→ THE TASK: Return the lines from the one with "Recreate this image as a Python" through the one with "-1.0, -1.2, -2.0, -2.75]", exactly as they appear and with no pictures.

Lines of data
--------------------

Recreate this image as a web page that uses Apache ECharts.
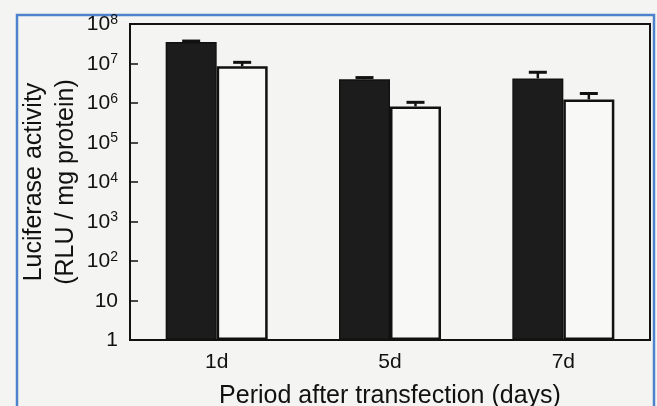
<!DOCTYPE html>
<html>
<head>
<meta charset="utf-8">
<script src="https://cdn.jsdelivr.net/npm/echarts@6/dist/echarts.min.js"></script>
<style>html,body{margin:0;padding:0;background:#f4f4f2;}#c{width:657px;height:406px;}</style>
</head>
<body>
<div id="c"></div>
<script>
const categories = ['1d', '5d', '7d'];
const blackValues = [3.5e7, 4.0e6, 4.2e6];
const blackErrTop = [3.7e7, 4.4e6, 6.0e6];
const whiteValues = [8.5e6, 8.2e5, 1.23e6];
const whiteErrTop = [1.07e7, 1.04e6, 1.74e6];
const yTickExponents = [0, 1, 2, 3, 4, 5, 6, 7, 8];

const FONT = 'Liberation Sans, Arial, sans-serif';
const BAR_W = 51;

function errSeries(name, vals, tops, side) {
  return {
    type: 'custom',
    name: name,
    z: 5,
    data: vals.map((v, i) => [i, v, tops[i]]),
    renderItem: function (params, api) {
      const i = api.value(0);
      const base = api.coord([i, api.value(1)]);
      const top = api.coord([i, api.value(2)]);
      const x = base[0] + side * BAR_W / 2;
      const cap = 9;
      return {
        type: 'group',
        children: [
          { type: 'line', shape: { x1: x, y1: base[1], x2: x, y2: top[1] }, style: { stroke: '#111', lineWidth: 2.5 } },
          { type: 'line', shape: { x1: x - cap, y1: top[1], x2: x + cap, y2: top[1] }, style: { stroke: '#111', lineWidth: 3 } }
        ]
      };
    }
  };
}

const chart = echarts.init(document.getElementById('c'));
chart.setOption({
  backgroundColor: '#f4f4f2',
  animation: false,
  textStyle: { fontFamily: FONT },
  graphic: [{
    type: 'rect', z: -1, silent: true,
    shape: { x: 17, y: 15, width: 637, height: 440 },
    style: { fill: 'none', stroke: '#4d82cc', lineWidth: 2.5 }
  }],
  grid: {
    left: 130, right: 7, top: 24, bottom: 66,
    containLabel: false, outerBoundsMode: 'none',
    show: true, borderColor: '#111', borderWidth: 2, backgroundColor: 'transparent'
  },
  xAxis: {
    type: 'category',
    data: categories,
    name: 'Period after transfection (days)',
    nameLocation: 'middle',
    nameGap: 44,
    nameMoveOverlap: false,
    nameTextStyle: { fontSize: 25, color: '#111', fontFamily: FONT },
    axisLine: { lineStyle: { color: '#111', width: 2 } },
    axisTick: { inside: true, length: 6, lineStyle: { color: '#111', width: 1.5 } },
    axisLabel: { fontSize: 21, color: '#111', margin: 12, fontFamily: FONT }
  },
  yAxis: {
    type: 'log',
    logBase: 10,
    min: 1,
    max: 1e8,
    name: 'Luciferase activity\n(RLU / mg protein)',
    nameLocation: 'middle',
    nameGap: 48,
    nameMoveOverlap: false,
    nameRotate: 90,
    nameTextStyle: { fontSize: 25, lineHeight: 32, color: '#111', fontFamily: FONT },
    axisLine: { show: true, lineStyle: { color: '#111', width: 2 } },
    axisTick: { show: true, inside: true, length: 8, lineStyle: { color: '#111', width: 1.5 } },
    splitLine: { show: false },
    axisLabel: {
      margin: 12,
      color: '#111',
      fontFamily: FONT,
      formatter: function (v) {
        const e = Math.round(Math.log10(v));
        if (yTickExponents.indexOf(e) < 0) return '';
        if (e === 0) return '{b|1}';
        if (e === 1) return '{b|10}';
        return '{b|10}{s|' + e + '}';
      },
      rich: {
        b: { fontSize: 21, color: '#111', fontFamily: FONT, lineHeight: 22, verticalAlign: 'bottom' },
        s: { fontSize: 14, color: '#111', fontFamily: FONT, lineHeight: 22, verticalAlign: 'top', padding: [0, 0, 6, 0] }
      }
    }
  },
  series: [
    {
      type: 'bar', name: 'black', data: blackValues,
      barWidth: BAR_W, barGap: '0%',
      itemStyle: { color: '#1c1c1c', borderColor: '#111', borderWidth: 1.5 }
    },
    {
      type: 'bar', name: 'white', data: whiteValues,
      barWidth: BAR_W, barGap: '0%',
      itemStyle: { color: '#f8f8f6', borderColor: '#111', borderWidth: 2.5 }
    },
    errSeries('black err', blackValues, blackErrTop, -1),
    errSeries('white err', whiteValues, whiteErrTop, 1)
  ]
});
</script>
</body>
</html>
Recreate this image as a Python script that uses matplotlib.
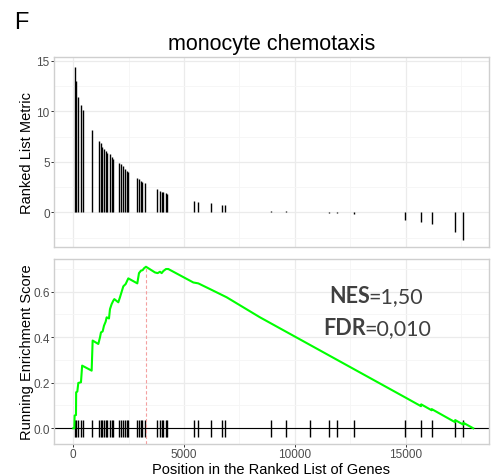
import matplotlib
matplotlib.use("Agg")
import matplotlib.pyplot as plt
from matplotlib.ticker import MultipleLocator

plt.rcParams["font.family"] = ["Liberation Sans", "DejaVu Sans"]

# genes of the set: position in ranked list and ranked list metric
gene_pos = [65, 125, 227, 334, 420, 857, 1160, 1236, 1309, 1385, 1462, 1534,
            1655, 1733, 1805, 2076, 2153, 2229, 2347, 2423, 2482, 2888, 2965,
            3041, 3114, 3236, 3791, 3912, 3989, 4061, 4170, 4242, 5460, 5614,
            6214, 6697, 6846, 8921, 9598, 10681, 11552, 11913, 12653, 14969,
            15691, 16173, 17225, 17599]
gene_metric = [14.4, 13.0, 11.4, 10.6, 10.1, 8.15, 7.05, 6.85, 6.5, 6.3, 6.1,
               5.9, 5.75, 5.45, 5.3, 4.9, 4.8, 4.6, 4.25, 4.1, 4.0, 3.4, 3.3,
               3.1, 2.95, 2.85, 2.3, 2.1, 2.05, 2.0, 1.95, 1.85, 1.15, 1.05,
               0.9, 0.75, 0.72, 0.15, 0.08, 0.03, -0.08, -0.12, -0.2, -0.75,
               -1.0, -1.2, -2.0, -2.75]

# running enrichment score, vertices
es_x = [0, 47, 60, 122, 130, 182, 227, 347, 400, 829, 874, 1130, 1205, 1250,
        1325, 1385, 1461, 1506, 1611, 1656, 1731, 1806, 1852, 2032, 2107,
        2198, 2258, 2363, 2483, 2889, 2965, 3055, 3130, 3190, 3281, 3687,
        3807, 3912, 3988, 4063, 4183, 4288, 5417, 5642, 6169, 6921, 8425,
        14969, 15691, 15700, 16173, 16180, 17225, 17235, 17599, 17605, 18050]
es_y = [0.0, 0.0, 0.056, 0.058, 0.158, 0.161, 0.199, 0.202, 0.275, 0.253,
        0.385, 0.370, 0.399, 0.421, 0.425, 0.450, 0.468, 0.487, 0.482, 0.523,
        0.545, 0.560, 0.567, 0.553, 0.575, 0.604, 0.623, 0.633, 0.658, 0.636,
        0.681, 0.692, 0.694, 0.702, 0.709, 0.684, 0.681, 0.687, 0.681, 0.690,
        0.699, 0.699, 0.640, 0.636, 0.611, 0.575, 0.487, 0.136, 0.097, 0.105,
        0.079, 0.084, 0.027, 0.036, 0.016, 0.024, 0.0]

peak_x = 3281
peak_es = 0.709

title = "monocyte chemotaxis"
nes_label = ("NES", "=1,50")
fdr_label = ("FDR", "=0,010")

W, H = 491, 477
fig = plt.figure(figsize=(W / 100, H / 100), dpi=100)


def px(x, y):
    return x / W, 1 - y / H


ax1 = fig.add_axes([54 / W, 1 - 248 / H, 435 / W, 190 / H])
ax2 = fig.add_axes([54 / W, 1 - 445 / H, 435 / W, 185 / H])

for ax in (ax1, ax2):
    ax.set_xlim(-870, 18760)
    ax.xaxis.set_major_locator(MultipleLocator(5000))
    ax.xaxis.set_minor_locator(MultipleLocator(2500))
    ax.grid(which="major", color="#ebebeb", lw=0.9)
    ax.grid(which="minor", color="#f5f5f5", lw=0.6)
    ax.set_axisbelow(True)
    for s in ax.spines.values():
        s.set_color("#cfcfcf")
        s.set_linewidth(1.0)
    ax.tick_params(which="major", length=2.5, width=0.7, color="#333333",
                   labelsize=8.5, labelcolor="#4d4d4d", pad=0.6)
    ax.tick_params(which="minor", length=0)

# top: ranked list metric
ax1.vlines(gene_pos, 0, gene_metric, color="black", lw=1.0)
ax1.set_ylim(-3.44, 15.38)
ax1.yaxis.set_major_locator(MultipleLocator(5))
ax1.yaxis.set_minor_locator(MultipleLocator(2.5))
ax1.tick_params(axis="x", which="both", length=0, labelbottom=False)
ax1.set_ylabel("Ranked List Metric", fontsize=10.5, va="center")
ax1.yaxis.set_label_coords(-0.063, 0.5)

# bottom: running enrichment score
ax2.set_ylim(-0.069, 0.743)
ax2.yaxis.set_major_locator(MultipleLocator(0.2))
ax2.yaxis.set_minor_locator(MultipleLocator(0.1))
ax2.axhline(0, color="black", lw=0.8, zorder=2)
ax2.vlines(gene_pos, -0.04, 0.035, color="black", lw=1.0, zorder=3)
ax2.vlines(peak_x, -0.069, peak_es, color="#f4a0a0", lw=0.8,
           linestyles=(0, (3, 2)), zorder=3)
ax2.plot(es_x, es_y, color="#00ff00", lw=1.5, zorder=4)
ax2.set_ylabel("Running Enrichment Score", fontsize=10.5, va="center")
ax2.yaxis.set_label_coords(-0.063, 0.5)
ax2.set_xlabel("Position in the Ranked List of Genes", fontsize=10.5,
               va="top")
ax2.xaxis.set_label_coords(0.5, -0.095)

fig.text(*px(271.5, 50), title, fontsize=15.5, ha="center", va="baseline")
fig.text(*px(14, 29), "F", fontsize=17, ha="left", va="baseline")

txt = dict(fontsize=15.5, color="#404040", va="baseline", family="Lato")
fig.text(*px(370, 303), nes_label[0], ha="right", weight="bold", **txt)
fig.text(*px(368, 303), nes_label[1], ha="left", **txt)
fig.text(*px(366, 335), fdr_label[0], ha="right", weight="bold", **txt)
fig.text(*px(364, 335), fdr_label[1], ha="left", **txt)

fig.savefig("out.png", dpi=100)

--------------------

→ EXERCISE OUTPUT:
Recreate this image as a Python script that uses matplotlib.
import matplotlib
matplotlib.use("Agg")
import matplotlib.pyplot as plt
from matplotlib.ticker import MultipleLocator

plt.rcParams["font.family"] = ["Liberation Sans", "DejaVu Sans"]

# genes of the set: position in ranked list and ranked list metric
gene_pos = [65, 125, 227, 334, 420, 857, 1160, 1236, 1309, 1385, 1462, 1534,
            1655, 1733, 1805, 2076, 2153, 2229, 2347, 2423, 2482, 2888, 2965,
            3041, 3114, 3236, 3791, 3912, 3989, 4061, 4170, 4242, 5460, 5614,
            6214, 6697, 6846, 8921, 9598, 10681, 11552, 11913, 12653, 14969,
            15691, 16173, 17225, 17599]
gene_metric = [14.4, 13.0, 11.4, 10.6, 10.1, 8.15, 7.05, 6.85, 6.5, 6.3, 6.1,
               5.9, 5.75, 5.45, 5.3, 4.9, 4.8, 4.6, 4.25, 4.1, 4.0, 3.4, 3.3,
               3.1, 2.95, 2.85, 2.3, 2.1, 2.05, 2.0, 1.95, 1.85, 1.15, 1.05,
               0.9, 0.75, 0.72, 0.15, 0.08, 0.03, -0.08, -0.12, -0.2, -0.75,
               -1.0, -1.2, -2.0, -2.75]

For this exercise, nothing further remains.